Yes, but "human-focused" 1-based indexing comes at a cost since at the end of the day the CPU has to add (index * element-size) to the array base address to get the address of the indexed element. With a 1-based index there's additional overhead in either having to subtract 1 from the index or to have a wasted "element 0" to avoid the need to do that.
That's not possible - the subtract and multiply need to be consecutive (adjust index before multiply by element size), so even if it was a single instruction it would still take longer than a multiply that didn't have to wait for a preceding subtraction.

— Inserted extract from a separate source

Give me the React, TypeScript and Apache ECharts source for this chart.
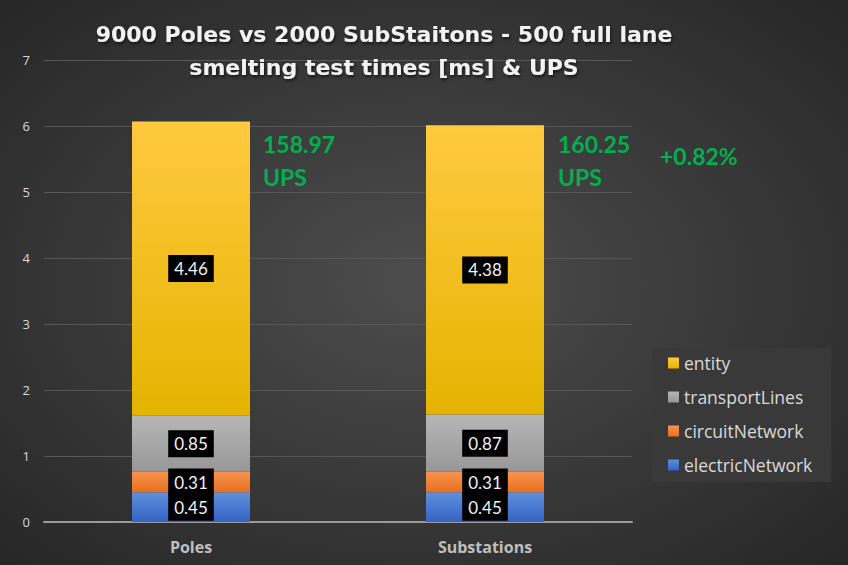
import React, { useEffect, useRef } from "react";
import * as echarts from "echarts";

const categories = ["Poles", "Substations"];
const electricNetwork = [0.45, 0.45];
const circuitNetwork = [0.31, 0.31];
const transportLines = [0.85, 0.87];
const entity = [4.46, 4.38];
const yTicks = [0, 1, 2, 3, 4, 5, 6, 7];
const upsLabels = ["158.97\nUPS", "160.25\nUPS"];
const diffLabel = "+0.82%";
const titleText = "9000 Poles vs 2000 SubStaitons - 500 full lane\nsmelting test times [ms] & UPS";

const FONT = "'Open Sans', Lato, sans-serif";
const GFONT = "Lato, 'Open Sans', sans-serif";
const TFONT = "'DejaVu Sans', 'Open Sans', sans-serif";

const grad = (top: string, bottom: string) => ({
  type: "linear",
  x: 0,
  y: 0,
  x2: 0,
  y2: 1,
  colorStops: [
    { offset: 0, color: top },
    { offset: 1, color: bottom },
  ],
});

export default function App() {
  const ref = useRef<HTMLDivElement>(null);
  useEffect(() => {
    document.body.style.margin = "0";
    if (!ref.current) return;
    const chart = echarts.init(ref.current, undefined, { renderer: "svg" });
    const label = {
      show: true,
      position: "inside",
      backgroundColor: "#000",
      color: "#f2f2f2",
      fontSize: 17,
      lineHeight: 20,
      fontFamily: GFONT,
      padding: [4, 6, 3, 6],
    };
    const mk = (name: string, data: number[], color: any) => ({
      name,
      type: "bar",
      stack: "total",
      data,
      barWidth: 118,
      itemStyle: { color },
      label,
    });
    chart.setOption({
      animation: false,
      backgroundColor: {
        type: "radial",
        x: 0.5,
        y: 0.5,
        r: 0.75,
        colorStops: [
          { offset: 0, color: "#4d4d4d" },
          { offset: 1, color: "#242424" },
        ],
      },
      title: {
        text: titleText,
        left: 384,
        top: 18,
        padding: 0,
        textAlign: "center",
        textStyle: {
          color: "#f2f2f2",
          fontSize: 22,
          fontWeight: "bold",
          fontFamily: TFONT,
          lineHeight: 33,
          textShadowColor: "rgba(0,0,0,0.6)",
          textShadowBlur: 3,
          textShadowOffsetX: 1,
          textShadowOffsetY: 2,
        },
      },
      grid: { left: 44, right: 216, top: 60, bottom: 43 },
      legend: {
        orient: "vertical",
        left: 652,
        top: 348,
        backgroundColor: "#393939",
        padding: [5, 19, 7, 16],
        itemGap: 14,
        itemWidth: 11,
        itemHeight: 11,
        itemTextGap: 13,
        icon: "rect",
        data: ["entity", "transportLines", "circuitNetwork", "electricNetwork"],
        textStyle: { color: "#d9d9d9", fontSize: 17.5, fontFamily: FONT, lineHeight: 20 },
      },
      xAxis: {
        type: "category",
        data: categories,
        axisLine: { lineStyle: { color: "#9a9a9a", width: 2 } },
        axisTick: { show: false },
        axisLabel: { color: "#bfbfbf", fontSize: 16, fontWeight: "bold", fontFamily: FONT, margin: 17 },
      },
      yAxis: {
        type: "value",
        min: yTicks[0],
        max: yTicks[yTicks.length - 1],
        interval: 1,
        axisLine: { show: false },
        axisTick: { show: false },
        splitLine: { lineStyle: { color: "#575757", width: 1 } },
        axisLabel: { color: "#d9d9d9", fontSize: 13, fontFamily: FONT, margin: 14 },
      },
      series: [
        mk("electricNetwork", electricNetwork, grad("#5f8fdc", "#3463c4")),
        mk("circuitNetwork", circuitNetwork, grad("#f7944f", "#e86f1d")),
        mk("transportLines", transportLines, grad("#b6b6b6", "#979797")),
        mk("entity", entity, grad("#ffc940", "#e4b400")),
      ],
      graphic: [
        {
          type: "text",
          x: 263,
          y: 127,
          style: { text: upsLabels[0], fill: "#00b050", font: `bold 23px ${GFONT}`, lineHeight: 33 },
        },
        {
          type: "text",
          x: 558,
          y: 127,
          style: { text: upsLabels[1], fill: "#00b050", font: `bold 23px ${GFONT}`, lineHeight: 33 },
        },
        {
          type: "text",
          x: 660,
          y: 142,
          style: { text: diffLabel, fill: "#00b050", font: `bold 23px ${GFONT}`, lineHeight: 28 },
        },
      ],
    });
    return () => chart.dispose();
  }, []);
  return <div ref={ref} style={{ width: 848, height: 565 }} />;
}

The only way to avoid the speed penalty would be either to have a wasted element at offset 0, or to maintain the array base address as (address - (1 * element-size)) to avoid having to subtract 1 from the index when accessing. In the latter case for dynamically allocated arrays the code would still have to do a subtraction to adjust the pointer returned by the memory allocator, but at least that would be a 1-time penalty rather than per-element-access.

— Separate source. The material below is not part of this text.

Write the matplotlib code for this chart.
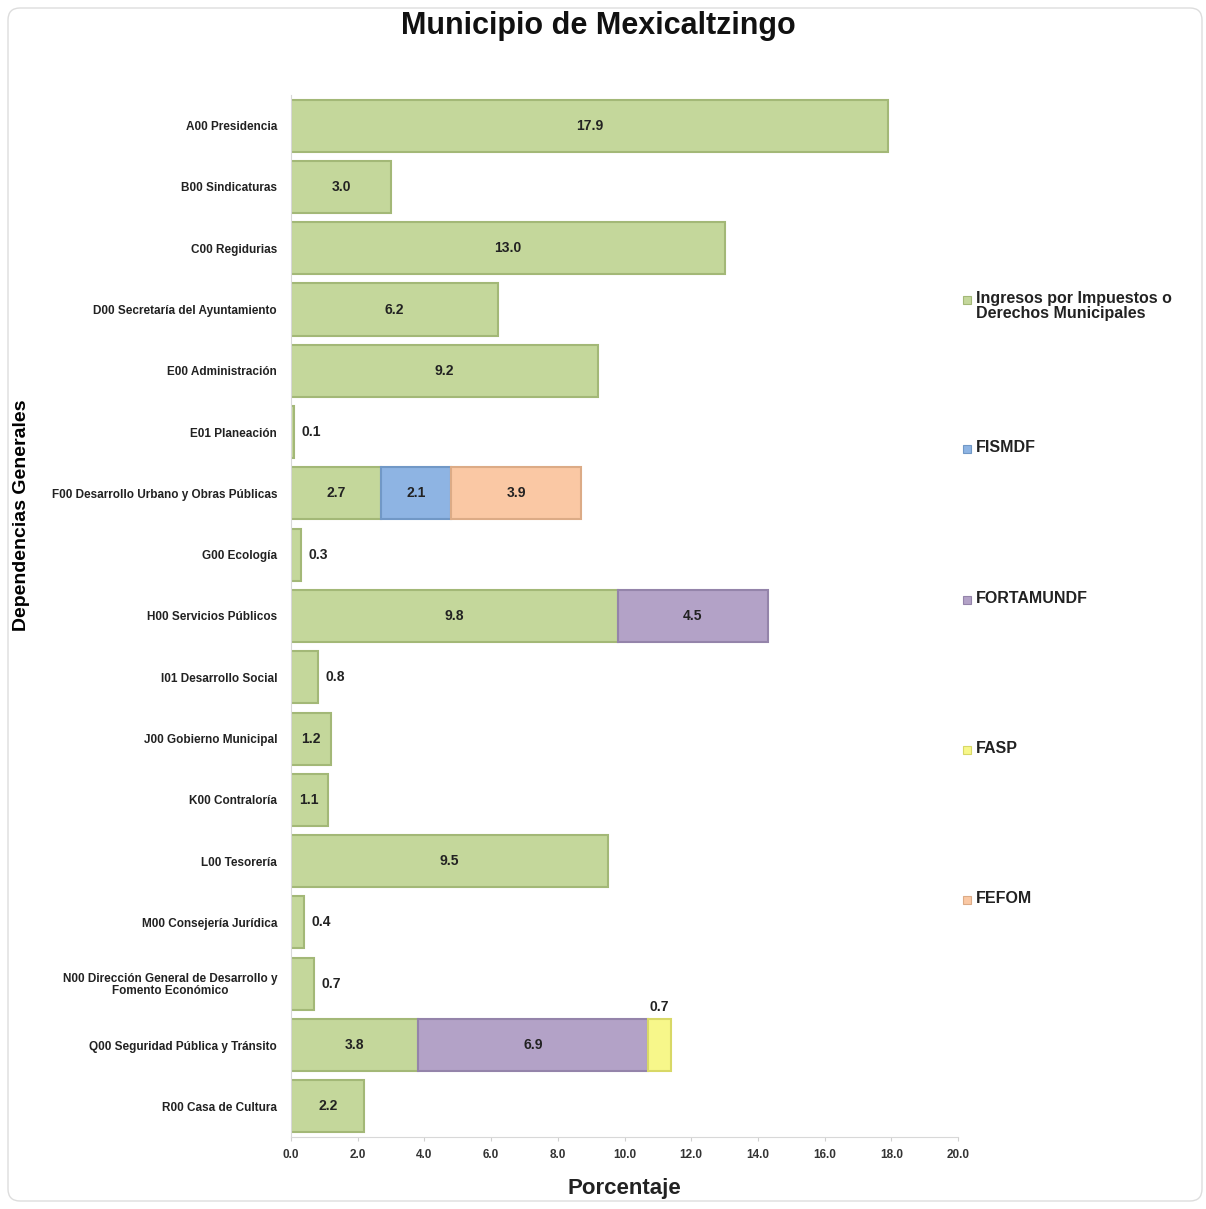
import numpy as np
import matplotlib
matplotlib.use("Agg")
import matplotlib.pyplot as plt
from matplotlib.patches import Rectangle, FancyBboxPatch

plt.rcParams['font.family'] = ['Liberation Sans', 'DejaVu Sans']

# Data
categories = [
    "A00 Presidencia", "B00 Sindicaturas", "C00 Regidurias",
    "D00 Secretaría del Ayuntamiento", "E00 Administración", "E01 Planeación",
    "F00 Desarrollo Urbano y Obras Públicas", "G00 Ecología",
    "H00 Servicios Públicos", "I01 Desarrollo Social", "J00 Gobierno Municipal",
    "K00 Contraloría", "L00 Tesorería", "M00 Consejería Jurídica",
    "N00 Dirección General de Desarrollo y\nFomento Económico",
    "Q00 Seguridad Pública y Tránsito", "R00 Casa de Cultura",
]
ingresos = [17.9, 3.0, 13.0, 6.2, 9.2, 0.1, 2.7, 0.3, 9.8, 0.8, 1.2, 1.1, 9.5, 0.4, 0.7, 3.8, 2.2]
fismdf = [0, 0, 0, 0, 0, 0, 2.1, 0, 0, 0, 0, 0, 0, 0, 0, 0, 0]
fortamundf = [0, 0, 0, 0, 0, 0, 0, 0, 4.5, 0, 0, 0, 0, 0, 0, 6.9, 0]
fasp = [0, 0, 0, 0, 0, 0, 0, 0, 0, 0, 0, 0, 0, 0, 0, 0.7, 0]
fefom = [0, 0, 0, 0, 0, 0, 3.9, 0, 0, 0, 0, 0, 0, 0, 0, 0, 0]

series_names = ["Ingresos por Impuestos o\nDerechos Municipales", "FISMDF",
                "FORTAMUNDF", "FASP", "FEFOM"]
series_vals = [ingresos, fismdf, fortamundf, fasp, fefom]
colors = ["#c4d79b", "#8eb4e3", "#b3a2c7", "#f7f78a", "#fac8a4"]
edges = ["#a3b877", "#7198c6", "#9484aa", "#d8d866", "#dcab86"]

fig = plt.figure(figsize=(12.06, 12.09), dpi=100)
ax = fig.add_axes([0.2413, 0.0596, 0.5531, 0.8618])

y = np.arange(len(categories))
left = np.zeros(len(categories))
for name, vals, c, ec in zip(series_names, series_vals, colors, edges):
    vals = np.array(vals)
    m = vals > 0
    ax.barh(y[m], vals[m], left=left[m], height=0.85, color=c, edgecolor=ec, linewidth=1.5)
    for i, v in enumerate(vals):
        if v <= 0:
            continue
        if name == "FASP":
            ax.text(left[i] + v / 2, y[i] - 0.5, f"{v:.1f}", ha='center', va='bottom',
                    fontsize=10, fontweight='bold', color='#222222')
        elif v >= 1:
            ax.text(left[i] + v / 2, y[i], f"{v:.1f}", ha='center', va='center',
                    fontsize=10, fontweight='bold', color='#222222')
        else:
            ax.text(left[i] + v + 0.22, y[i], f"{v:.1f}", ha='left', va='center',
                    fontsize=10, fontweight='bold', color='#222222')
    left = left + vals

ax.set_xlim(0, 20)
ax.set_ylim(len(categories) - 0.5, -0.5)
ax.set_xticks(np.arange(0, 21, 2))
ax.set_xticklabels([f"{t:.1f}" for t in np.arange(0, 21, 2)], fontsize=8.5,
                   fontweight='bold', color='#333333')
ax.set_yticks(y)
ax.set_yticklabels(categories, fontsize=8.5, fontweight='bold', color='#222222',
                   linespacing=0.95, multialignment='center')
ax.tick_params(axis='y', length=0, pad=10)
ax.tick_params(axis='x', length=3, color='#d0d0d0', pad=6)
for s in ['top', 'right']:
    ax.spines[s].set_visible(False)
ax.spines['bottom'].set_color('#d8d8d8')
ax.spines['left'].set_color('#d8d8d8')

ax.set_xlabel("Porcentaje", fontsize=16, fontweight='bold', color='#222222', labelpad=12)
fig.text(22 / 1206, 1 - 515 / 1209, "Dependencias Generales", rotation=90,
         ha='center', va='center', fontsize=14, fontweight='bold',
         family=['Liberation Sans Narrow', 'Liberation Sans', 'DejaVu Sans'])
fig.text(598 / 1206, 1 - 26 / 1209, "Municipio de Mexicaltzingo", ha='center',
         va='center', fontsize=22, fontweight='bold', color='#111111')

# legend placed down the right side
leg_y = [300, 449, 600, 750, 900]
for name, c, ec, ly in zip(series_names, colors, edges, leg_y):
    fig.patches.append(Rectangle((963 / 1206, 1 - (ly + 4) / 1209), 8 / 1206, 8 / 1209,
                                 transform=fig.transFigure, facecolor=c, edgecolor=ec,
                                 linewidth=0.8))
    fig.text(976 / 1206, 1 - (ly - 9) / 1209, name, ha='left', va='top', fontsize=11.5,
             fontweight='bold', color='#222222', linespacing=1.0)

# light frame round the chart
fig.patches.append(FancyBboxPatch((8 / 1206, 8 / 1209), 1194 / 1206, 1193 / 1209,
                                  boxstyle="round,pad=0,rounding_size=0.01",
                                  transform=fig.transFigure, facecolor='none',
                                  edgecolor='#dddddd', linewidth=1))

fig.savefig("out.png", dpi=100)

Of course this is supposing a high level language where an array is abstraction, not one explicity aliased to a chunk of memory such as C where an array and a pointer to it's first element are interchangeable.
That goes against my intuition. Multiplication in hardware to this day relies on addition. Is one adder going to add an extra cycle? Or would that time be amortized? Take a look at slides 45-46 here. https://acg.cis.upenn.edu/milom/cis371-Spring08/lectures/04_...
Do you know the answer to that question? (I don't, but if someone does, it will settle this issue).
I don't know, but looking at that 3-input add makes me think you may be right and the extra addition/subtraction could perhaps be combined into the multiplication.
OTOH, for arrays who's contents are size 2^n (char, short, int, long) I'm sure the generated code isn't using multiply in the first place.
Anyways, an optimizing compiler could certainly remove much of any overhead added by 1-based indexing .. for an array access in a for loop it could, if necessary, calculate the "base-1" address once at start of loop.
Personally, having grown up with assembler and C, and still using C++ today, I'm quite happy with 0-based.